TensorFlow Model Optimization — Core Concepts

Why Optimize After Training

A trained model works — but it may be too large or too slow for its target environment. A BERT-based text classifier might be 400 MB and take 200ms per inference on a server GPU. Deploy it on a mobile app and users face long download times, high battery drain, and laggy responses.

The TensorFlow Model Optimization Toolkit provides post-training and training-aware techniques to reduce model size and latency without retraining from scratch.

The Three Core Techniques

Pruning — Removing Unnecessary Weights

Neural networks are over-parameterized by design. Many weights end up near zero after training and contribute minimally to predictions. Pruning sets these small weights to exactly zero, creating sparse matrices.

How it helps:

• Sparse weight matrices compress better (zip, gzip)
• Specialized hardware can skip zero-valued multiplications
• Model size drops 2-3x with minimal accuracy loss

How it works: During fine-tuning, a mask gradually zeros out the smallest-magnitude weights according to a schedule. By the end, 50-80% of weights may be zero.

Real-world impact: Google reported pruning 80% of weights in a speech recognition model with less than 1% accuracy loss.

Quantization — Using Less Precision

Standard models store weights and activations as 32-bit floating point numbers. Quantization reduces this to 16-bit, 8-bit, or even 4-bit integers.

Precision	Size per weight	Speed impact
Float32 (default)	4 bytes	Baseline
Float16	2 bytes	~1.5x faster on GPU
Int8	1 byte	2-4x faster on CPU/mobile
Int4	0.5 bytes	4-8x compression

Two flavors:

• Post-training quantization — Convert an already-trained model in one step. Quick but may lose some accuracy on sensitive models.
• Quantization-aware training (QAT) — Simulate quantization effects during training. The model learns to be robust to reduced precision. More work but better accuracy.

Weight Clustering — Grouping Similar Values

Clustering groups weights into a fixed number of shared values (say, 16 clusters). Instead of storing millions of unique float32 values, you store a small lookup table plus an index per weight.
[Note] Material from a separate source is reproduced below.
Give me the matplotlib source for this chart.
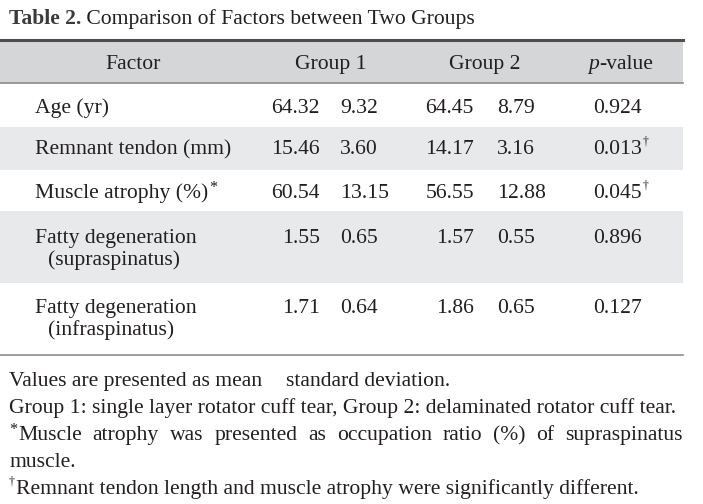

This technique is less common than pruning or quantization but combines well with them. Apple uses weight clustering in Core ML for on-device models.

Combining Techniques

The real power comes from stacking optimizations:

Original model (100 MB)
  → Pruning (50% sparse): ~100 MB in memory, ~50 MB compressed
  → Quantization (int8): ~25 MB compressed
  → Clustering: ~15-20 MB compressed

The TensorFlow Model Optimization Toolkit supports applying these in sequence: prune → cluster → quantize → convert to TF Lite.

Measuring the Tradeoffs

Every optimization technique trades some accuracy for efficiency. Key metrics to track:

• Model size — Compressed file size on disk
• Latency — Inference time per sample on target hardware
• Accuracy — Task performance on your evaluation set
• Peak memory — Maximum RAM during inference

Always benchmark on your target device, not your development machine. A technique that shows 3x speedup on a server GPU might show 1.2x on a phone CPU.

Common Misconception

“Optimization always means losing accuracy.” In practice, moderate pruning (50%) and int8 quantization often produce accuracy within 0.1-0.5% of the original model. Some teams even report improved generalization after pruning, because removing redundant weights acts as regularization. The key is measuring on your specific task rather than assuming the worst.

When to Optimize

• Deploying to mobile/embedded — Size and latency are hard constraints
• Serving at scale — Smaller models mean lower cloud compute costs
• Real-time requirements — Self-driving cars, AR/VR need sub-10ms inference
• Bandwidth-limited updates — OTA model updates to IoT devices

If your model runs on a beefy server with no latency constraints, optimization may not be worth the engineering effort.

The one thing to remember: Pruning removes unimportant weights, quantization reduces precision, and clustering shares values — combine them to shrink models 4-10x with minimal accuracy loss.